> **Work instructions**: Look through the data below. Pick out the lines holding the string "this".
***** Task input *****
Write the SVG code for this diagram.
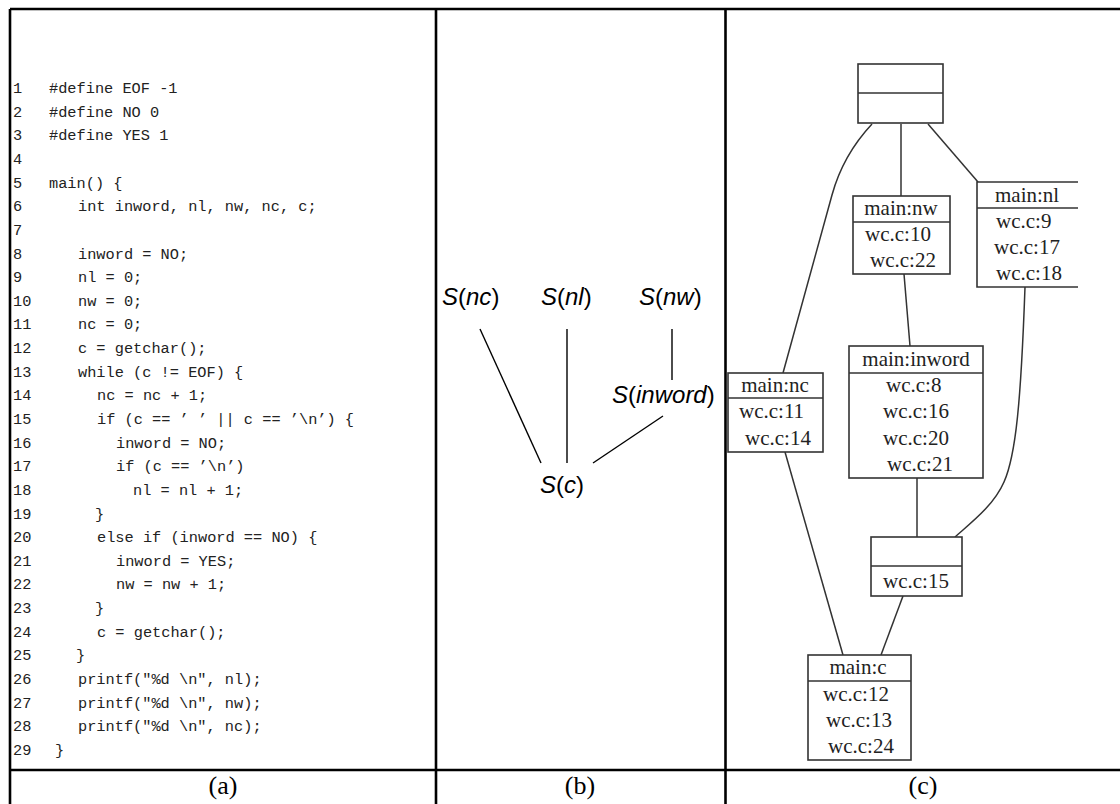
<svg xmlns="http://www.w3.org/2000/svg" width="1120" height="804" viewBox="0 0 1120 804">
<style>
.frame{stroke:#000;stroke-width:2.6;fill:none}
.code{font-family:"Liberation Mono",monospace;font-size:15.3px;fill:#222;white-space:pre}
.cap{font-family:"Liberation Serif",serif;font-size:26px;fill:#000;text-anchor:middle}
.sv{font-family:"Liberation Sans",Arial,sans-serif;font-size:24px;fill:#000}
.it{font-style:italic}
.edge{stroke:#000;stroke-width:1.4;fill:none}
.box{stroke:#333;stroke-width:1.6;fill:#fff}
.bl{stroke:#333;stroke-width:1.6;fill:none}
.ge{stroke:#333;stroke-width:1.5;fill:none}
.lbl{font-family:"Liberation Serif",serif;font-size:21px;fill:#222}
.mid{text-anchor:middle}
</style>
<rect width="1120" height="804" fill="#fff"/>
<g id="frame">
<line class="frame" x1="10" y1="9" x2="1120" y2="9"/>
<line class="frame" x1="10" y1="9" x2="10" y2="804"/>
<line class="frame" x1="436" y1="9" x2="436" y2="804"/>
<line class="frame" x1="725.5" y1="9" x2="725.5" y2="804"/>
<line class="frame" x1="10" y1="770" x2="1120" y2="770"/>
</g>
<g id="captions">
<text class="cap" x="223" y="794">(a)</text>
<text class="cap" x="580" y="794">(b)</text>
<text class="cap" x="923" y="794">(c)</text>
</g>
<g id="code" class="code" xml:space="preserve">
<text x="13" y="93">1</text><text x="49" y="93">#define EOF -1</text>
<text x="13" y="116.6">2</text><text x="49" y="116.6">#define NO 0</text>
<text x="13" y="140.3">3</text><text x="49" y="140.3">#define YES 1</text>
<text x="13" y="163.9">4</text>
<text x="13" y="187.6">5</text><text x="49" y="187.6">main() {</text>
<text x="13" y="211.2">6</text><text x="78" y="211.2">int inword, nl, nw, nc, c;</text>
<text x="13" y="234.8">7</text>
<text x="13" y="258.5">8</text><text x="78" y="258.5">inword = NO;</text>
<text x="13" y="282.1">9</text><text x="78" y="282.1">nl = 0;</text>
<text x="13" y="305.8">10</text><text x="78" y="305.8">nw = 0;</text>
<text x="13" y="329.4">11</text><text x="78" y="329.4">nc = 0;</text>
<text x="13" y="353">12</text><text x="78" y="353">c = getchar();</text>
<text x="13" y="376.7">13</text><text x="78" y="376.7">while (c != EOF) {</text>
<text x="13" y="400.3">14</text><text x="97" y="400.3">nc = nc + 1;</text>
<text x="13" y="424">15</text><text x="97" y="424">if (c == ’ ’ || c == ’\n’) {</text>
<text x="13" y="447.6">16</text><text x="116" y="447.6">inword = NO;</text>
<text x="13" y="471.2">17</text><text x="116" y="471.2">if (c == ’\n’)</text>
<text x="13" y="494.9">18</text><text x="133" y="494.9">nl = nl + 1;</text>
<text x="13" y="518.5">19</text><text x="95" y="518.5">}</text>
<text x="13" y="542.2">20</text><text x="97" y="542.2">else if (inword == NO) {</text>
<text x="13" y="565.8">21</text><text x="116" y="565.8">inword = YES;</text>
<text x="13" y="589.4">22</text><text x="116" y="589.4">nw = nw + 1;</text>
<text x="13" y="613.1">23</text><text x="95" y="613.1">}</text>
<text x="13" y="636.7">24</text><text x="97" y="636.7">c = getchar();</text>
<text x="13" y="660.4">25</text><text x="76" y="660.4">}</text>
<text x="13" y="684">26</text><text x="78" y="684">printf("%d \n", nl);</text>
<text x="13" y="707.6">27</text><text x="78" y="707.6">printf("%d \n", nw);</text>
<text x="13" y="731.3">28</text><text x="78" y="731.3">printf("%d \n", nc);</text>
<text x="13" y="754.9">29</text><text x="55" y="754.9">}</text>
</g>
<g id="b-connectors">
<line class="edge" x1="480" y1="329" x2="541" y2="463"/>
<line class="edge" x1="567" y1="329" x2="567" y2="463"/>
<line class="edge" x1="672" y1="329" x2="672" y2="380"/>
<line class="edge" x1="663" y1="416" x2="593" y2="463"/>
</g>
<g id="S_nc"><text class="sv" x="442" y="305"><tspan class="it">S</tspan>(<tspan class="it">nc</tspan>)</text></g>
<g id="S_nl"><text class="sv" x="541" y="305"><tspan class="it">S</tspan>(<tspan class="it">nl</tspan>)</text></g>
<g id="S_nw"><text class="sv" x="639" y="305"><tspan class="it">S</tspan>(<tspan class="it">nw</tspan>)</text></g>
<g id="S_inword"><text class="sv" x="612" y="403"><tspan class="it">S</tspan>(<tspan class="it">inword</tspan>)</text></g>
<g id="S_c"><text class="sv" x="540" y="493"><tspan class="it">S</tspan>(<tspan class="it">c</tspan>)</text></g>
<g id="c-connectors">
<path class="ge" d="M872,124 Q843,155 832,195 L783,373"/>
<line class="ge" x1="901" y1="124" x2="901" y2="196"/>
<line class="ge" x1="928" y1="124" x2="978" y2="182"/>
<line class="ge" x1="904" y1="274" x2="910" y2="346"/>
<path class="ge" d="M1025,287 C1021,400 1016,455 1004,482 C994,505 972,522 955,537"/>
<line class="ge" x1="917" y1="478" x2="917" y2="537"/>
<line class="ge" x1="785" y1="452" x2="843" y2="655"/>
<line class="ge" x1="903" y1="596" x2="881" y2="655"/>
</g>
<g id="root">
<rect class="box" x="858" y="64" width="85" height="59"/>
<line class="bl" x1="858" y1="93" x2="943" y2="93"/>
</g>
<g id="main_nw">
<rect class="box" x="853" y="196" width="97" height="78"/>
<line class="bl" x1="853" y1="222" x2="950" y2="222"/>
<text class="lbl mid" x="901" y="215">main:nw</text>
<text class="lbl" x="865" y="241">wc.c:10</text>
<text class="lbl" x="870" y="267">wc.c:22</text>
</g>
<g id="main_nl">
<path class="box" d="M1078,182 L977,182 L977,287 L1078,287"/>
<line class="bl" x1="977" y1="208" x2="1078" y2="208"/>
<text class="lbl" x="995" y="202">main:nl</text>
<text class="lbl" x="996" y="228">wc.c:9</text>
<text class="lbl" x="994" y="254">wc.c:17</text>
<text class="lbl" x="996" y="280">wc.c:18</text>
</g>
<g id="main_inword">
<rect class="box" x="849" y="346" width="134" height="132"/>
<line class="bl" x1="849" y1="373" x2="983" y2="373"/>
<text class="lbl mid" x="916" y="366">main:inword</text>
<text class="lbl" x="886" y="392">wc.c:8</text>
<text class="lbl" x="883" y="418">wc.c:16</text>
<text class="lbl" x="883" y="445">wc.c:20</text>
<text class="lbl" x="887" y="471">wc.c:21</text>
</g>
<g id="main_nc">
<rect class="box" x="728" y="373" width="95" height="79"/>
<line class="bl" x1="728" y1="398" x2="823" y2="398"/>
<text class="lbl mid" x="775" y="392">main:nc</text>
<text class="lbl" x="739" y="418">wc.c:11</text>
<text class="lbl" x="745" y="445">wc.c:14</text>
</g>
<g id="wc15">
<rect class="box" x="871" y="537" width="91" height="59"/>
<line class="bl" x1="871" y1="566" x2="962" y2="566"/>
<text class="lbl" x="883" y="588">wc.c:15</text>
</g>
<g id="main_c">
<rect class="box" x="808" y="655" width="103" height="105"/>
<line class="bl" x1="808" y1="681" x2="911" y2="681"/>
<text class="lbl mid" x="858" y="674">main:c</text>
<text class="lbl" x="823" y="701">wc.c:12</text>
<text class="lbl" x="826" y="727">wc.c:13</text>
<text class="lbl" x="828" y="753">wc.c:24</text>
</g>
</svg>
*****
***** Task input *****
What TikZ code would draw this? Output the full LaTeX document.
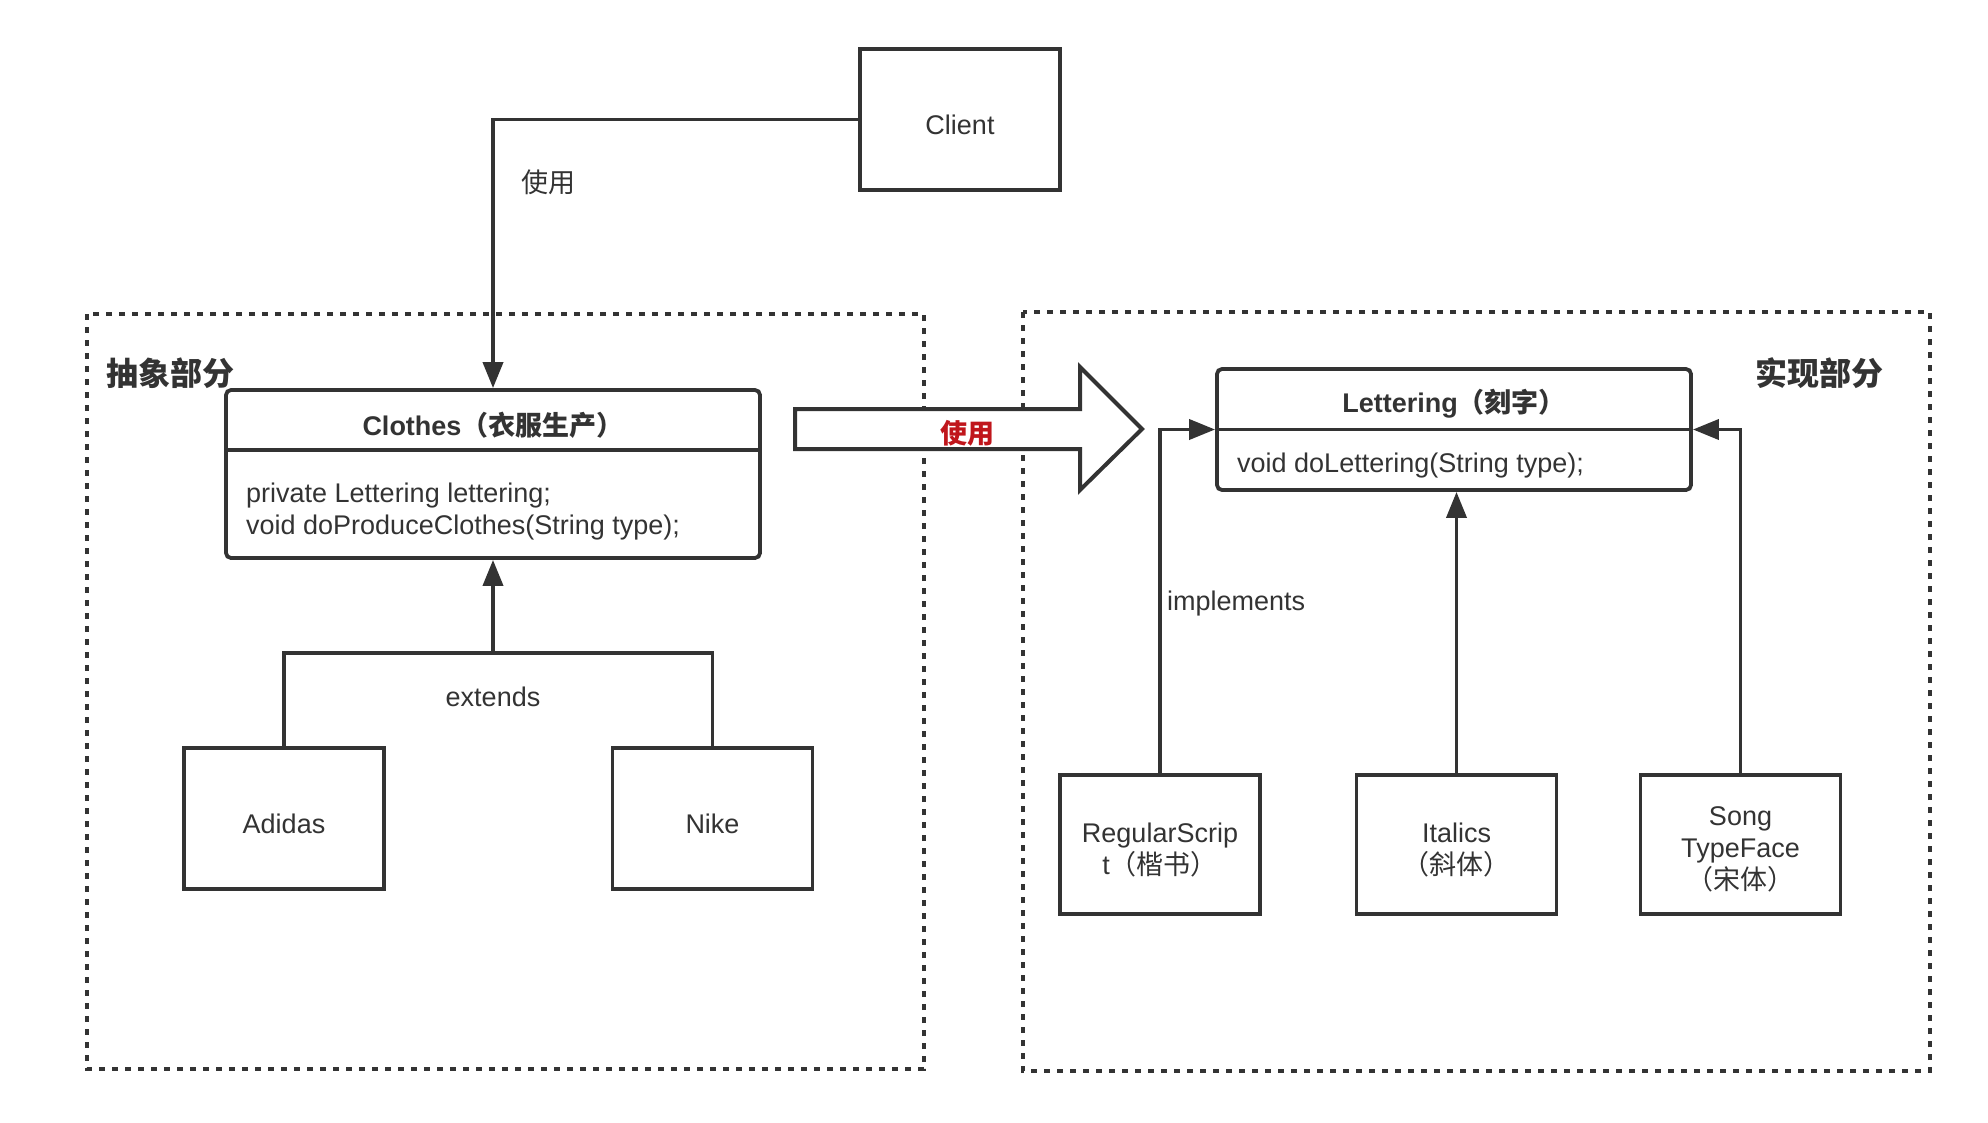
*****
> **Task response**:
Write the SVG code for this diagram.
What TikZ code would draw this? Output the full LaTeX document.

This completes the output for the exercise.